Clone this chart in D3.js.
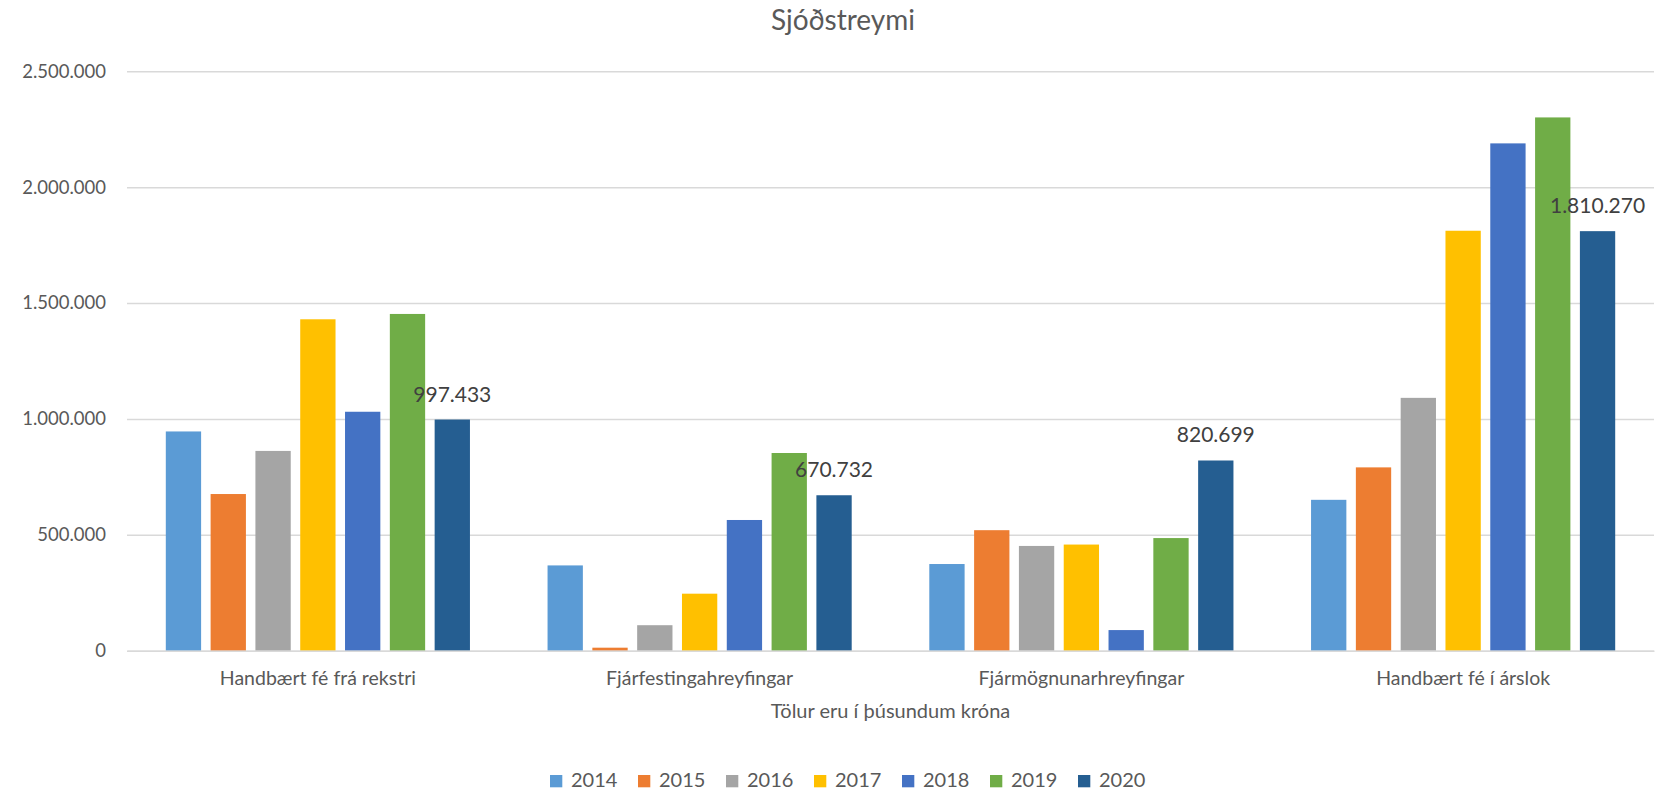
<!DOCTYPE html>
<html lang="is">
<head>
  <meta charset="UTF-8">
  <title>Sjóðstreymi</title>
  <script src="https://d3js.org/d3.v7.min.js"></script>
  <style>
    body { margin: 0; background: #fff; font-family: Lato, "Open Sans", sans-serif; }
    svg { display: block; }
    .tick text { fill: #595959; }
    .grid line { stroke: #d9d9d9; stroke-width: 1.5; }
    .grid .domain { display: none; }
  </style>
</head>
<body>
<svg width="1668" height="790"></svg>

<script>
  // Sjóðstreymi, tölur í þúsundum króna
  const categories = ["Handbært fé frá rekstri", "Fjárfestingahreyfingar", "Fjármögnunarhreyfingar", "Handbært fé í árslok"];
  const years = ["2014", "2015", "2016", "2017", "2018", "2019", "2020"];
  const v2014 = [946000, 368000, 374000, 651000];
  const v2015 = [676000, 13000, 520000, 791000];
  const v2016 = [862000, 110000, 452000, 1091000];
  const v2017 = [1430000, 246000, 458000, 1812000];
  const v2018 = [1031000, 564000, 89000, 2189000];
  const v2019 = [1453000, 853000, 486000, 2301000];
  const v2020 = [997433, 670732, 820699, 1810270];
  const yTicks = [0, 500000, 1000000, 1500000, 2000000, 2500000];
  const colors = ["#5b9bd5", "#ed7d31", "#a5a5a5", "#ffc000", "#4472c4", "#70ad47", "#255e91"];

  const series = [v2014, v2015, v2016, v2017, v2018, v2019, v2020];
  const labelled = "2020";

  const is = d3.formatLocale({decimal: ",", thousands: ".", grouping: [3], currency: ["", " kr."]});
  const fmt = is.format(",d");

  const svg = d3.select("svg");
  const pLeft = 127, pRight = 1654, pTop = 71.3, pBottom = 650.7;

  const x0 = d3.scaleBand().domain(categories).range([pLeft, pRight]).padding(0);
  const x1 = d3.scaleBand().domain(years).range([0, x0.bandwidth()])
      .paddingInner(0.212).paddingOuter(0.866);
  const y = d3.scaleLinear().domain([0, 2500000]).range([pBottom, pTop]);
  const color = d3.scaleOrdinal().domain(years).range(colors);

  // Titill
  svg.append("text")
      .attr("x", 843).attr("y", 30)
      .attr("text-anchor", "middle")
      .attr("font-size", 28)
      .attr("fill", "#595959")
      .text("Sjóðstreymi");

  // Gridlínur og y-ás
  const yAxis = svg.append("g")
      .attr("class", "grid")
      .attr("transform", `translate(${pLeft},0)`)
      .call(d3.axisLeft(y).tickValues(yTicks).tickFormat(fmt)
        .tickSize(-(pRight - pLeft)).tickPadding(21));
  yAxis.selectAll("text").attr("font-size", 18.5).attr("font-family", "Lato");

  // Súlur
  const rows = years.map((yr, i) => categories.map((c, j) => ({year: yr, cat: c, value: series[i][j]})));
  svg.append("g")
    .selectAll("g")
    .data(rows)
    .join("g")
      .attr("fill", d => color(d[0].year))
    .selectAll("rect")
    .data(d => d)
    .join("rect")
      .attr("x", d => x0(d.cat) + x1(d.year))
      .attr("y", d => y(d.value))
      .attr("width", x1.bandwidth())
      .attr("height", d => y(0) - y(d.value));

  // x-ás
  const xAxis = svg.append("g")
      .attr("transform", `translate(0,${pBottom})`)
      .call(d3.axisBottom(x0).tickSize(0).tickPadding(20.5));
  xAxis.select(".domain").attr("stroke", "#d9d9d9").attr("stroke-width", 1.5);
  xAxis.selectAll("text").attr("font-size", 19.5).attr("font-family", "Lato");

  // Gildi á 2020 súlum
  const iLab = years.indexOf(labelled);
  svg.append("g")
    .selectAll("text")
    .data(categories.map((c, j) => ({cat: c, value: series[iLab][j]})))
    .join("text")
      .attr("x", d => x0(d.cat) + x1(labelled) + x1.bandwidth() / 2)
      .attr("y", d => y(d.value) - 18)
      .attr("text-anchor", "middle")
      .attr("font-size", 21)
      .attr("fill", "#404040")
      .text(d => fmt(d.value));

  // Ás titill
  svg.append("text")
      .attr("x", (pLeft + pRight) / 2).attr("y", 718)
      .attr("text-anchor", "middle")
      .attr("font-size", 20)
      .attr("fill", "#595959")
      .text("Tölur eru í þúsundum króna");

  // Skýringar
  const legend = svg.append("g").attr("transform", "translate(550,775)");
  years.forEach((yr, i) => {
    const row = legend.append("g").attr("transform", `translate(${i * 88},0)`);
    row.append("rect").attr("width", 12.3).attr("height", 12.3).attr("fill", color(yr));
    row.append("text")
        .attr("x", 21).attr("y", 12.3)
        .attr("font-size", 20)
        .attr("fill", "#595959")
        .text(yr);
  });
</script>
</body>
</html>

__Short exercise__: Copy nothing but the lines from the top of the material through the line holding "const color = d3.scaleOrdinal().domain(years).range(colors);", exactly as written; omit pictures.

__In response__:
Clone this chart in D3.js.
<!DOCTYPE html>
<html lang="is">
<head>
  <meta charset="UTF-8">
  <title>Sjóðstreymi</title>
  <script src="https://d3js.org/d3.v7.min.js"></script>
  <style>
    body { margin: 0; background: #fff; font-family: Lato, "Open Sans", sans-serif; }
    svg { display: block; }
    .tick text { fill: #595959; }
    .grid line { stroke: #d9d9d9; stroke-width: 1.5; }
    .grid .domain { display: none; }
  </style>
</head>
<body>
<svg width="1668" height="790"></svg>

<script>
  // Sjóðstreymi, tölur í þúsundum króna
  const categories = ["Handbært fé frá rekstri", "Fjárfestingahreyfingar", "Fjármögnunarhreyfingar", "Handbært fé í árslok"];
  const years = ["2014", "2015", "2016", "2017", "2018", "2019", "2020"];
  const v2014 = [946000, 368000, 374000, 651000];
  const v2015 = [676000, 13000, 520000, 791000];
  const v2016 = [862000, 110000, 452000, 1091000];
  const v2017 = [1430000, 246000, 458000, 1812000];
  const v2018 = [1031000, 564000, 89000, 2189000];
  const v2019 = [1453000, 853000, 486000, 2301000];
  const v2020 = [997433, 670732, 820699, 1810270];
  const yTicks = [0, 500000, 1000000, 1500000, 2000000, 2500000];
  const colors = ["#5b9bd5", "#ed7d31", "#a5a5a5", "#ffc000", "#4472c4", "#70ad47", "#255e91"];

  const series = [v2014, v2015, v2016, v2017, v2018, v2019, v2020];
  const labelled = "2020";

  const is = d3.formatLocale({decimal: ",", thousands: ".", grouping: [3], currency: ["", " kr."]});
  const fmt = is.format(",d");

  const svg = d3.select("svg");
  const pLeft = 127, pRight = 1654, pTop = 71.3, pBottom = 650.7;

  const x0 = d3.scaleBand().domain(categories).range([pLeft, pRight]).padding(0);
  const x1 = d3.scaleBand().domain(years).range([0, x0.bandwidth()])
      .paddingInner(0.212).paddingOuter(0.866);
  const y = d3.scaleLinear().domain([0, 2500000]).range([pBottom, pTop]);
  const color = d3.scaleOrdinal().domain(years).range(colors);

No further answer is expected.